# Miles Plumlee on trade block



## Basel (Mar 31, 2005)

> The Phoenix Suns are actively shopping big man Miles Plumlee in advance of the Feb. 19 trade deadline, according to league sources.
> 
> Sources told ESPN.com ‎that the Suns are working in conjunction with Plumlee's agent, Mark Bartelstein, to try to find a new home for the third-year center, who has seen his playing time steadily dwindle as the season has progressed.
> 
> ...


http://m.espn.go.com/nba/story?storyId=12190738
@Dissonance @l0st1 @Hyperion @Maravilla @Milos.Djuric @Zei_Zao_LS


----------



## R-Star (Jun 13, 2002)

I like him, but I don't see him as a starting caliber center on a playoff team.


----------



## l0st1 (Jul 2, 2010)

I think he has similar potential as Robin Lopez. He can defend rebound and score but he doesn't necessarily excel at anything. He's athletic and can run the floor well. 

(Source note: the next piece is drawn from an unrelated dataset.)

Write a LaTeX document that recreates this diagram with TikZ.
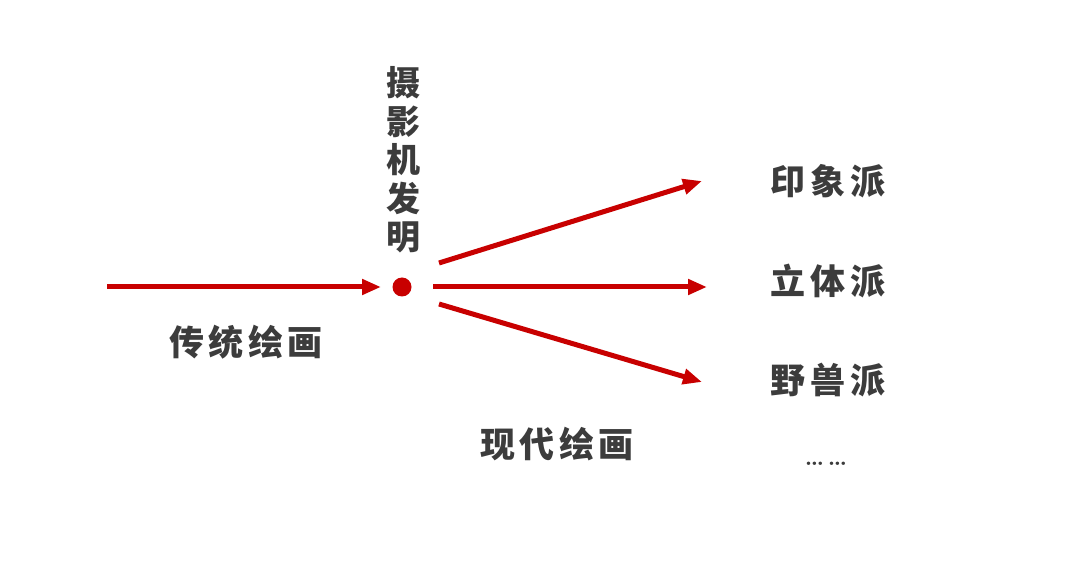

I'm OK with us trading him if we can get a good return. If. It we should keep him and see if he develops it at least turns this year around. Len has had some injury issues and it seems premature to rely on him fully. And Wright is solid but do we trust that he wants to be here long term? Not so sure


----------



## Diable (Apr 26, 2005)

He'd be a really good player if you only needed 15 or 20 minutes per night from him. Hard to see anyone giving up value for him though. You get something it's going to be something the other guy doesn't want or doesn't need.


----------



## Knick Killer (Jul 16, 2006)

I'd trade Luis Scola back for him in a heartbeat.


----------



## Bogg (May 4, 2009)

He'd really help Dallas as their backup center, but a 2018 first-rounder is too far off for a team built around an aging star to trade away. Maybe Golden State shrugs and offers up their pick this year? Toronto?


----------



## Zei_Zao_LS (Apr 1, 2005)

If the Suns can get a lightly protected 1st rounder for him it would probably be worth it. Alex Len has been playing really well and Brandan Wright is a quality big man with discernible NBA skills, but you never know when one of them might go down and Plum has pretty well proven that he can give you a good 15-25 minutes, run the floor, do general big man stuff. He hasn't been great this year, but he hasn't been bad either. It's mostly just been that Len has been a much better option.


----------



## l0st1 (Jul 2, 2010)

Zei_Zao_LS said:


> If the Suns can get a lightly protected 1st rounder for him it would probably be worth it. Alex Len has been playing really well and Brandan Wright is a quality big man with discernible NBA skills, but you never know when one of them might go down and Plum has pretty well proven that he can give you a good 15-25 minutes, run the floor, do general big man stuff. He hasn't been great this year, but he hasn't been bad either. It's mostly just been that Len has been a much better option.


Plumlee has had quite a few plays where he looks lost on offense. Doesn't seem to know what play is being ran and misses his screen or is in the wrong position. And defense he is hit or miss.

As of right now, Plumlee is an ok backup. But he has the skills and athleticism to be a good starting center. I do think he is similar to Robin Lopez, just not quite as big.


----------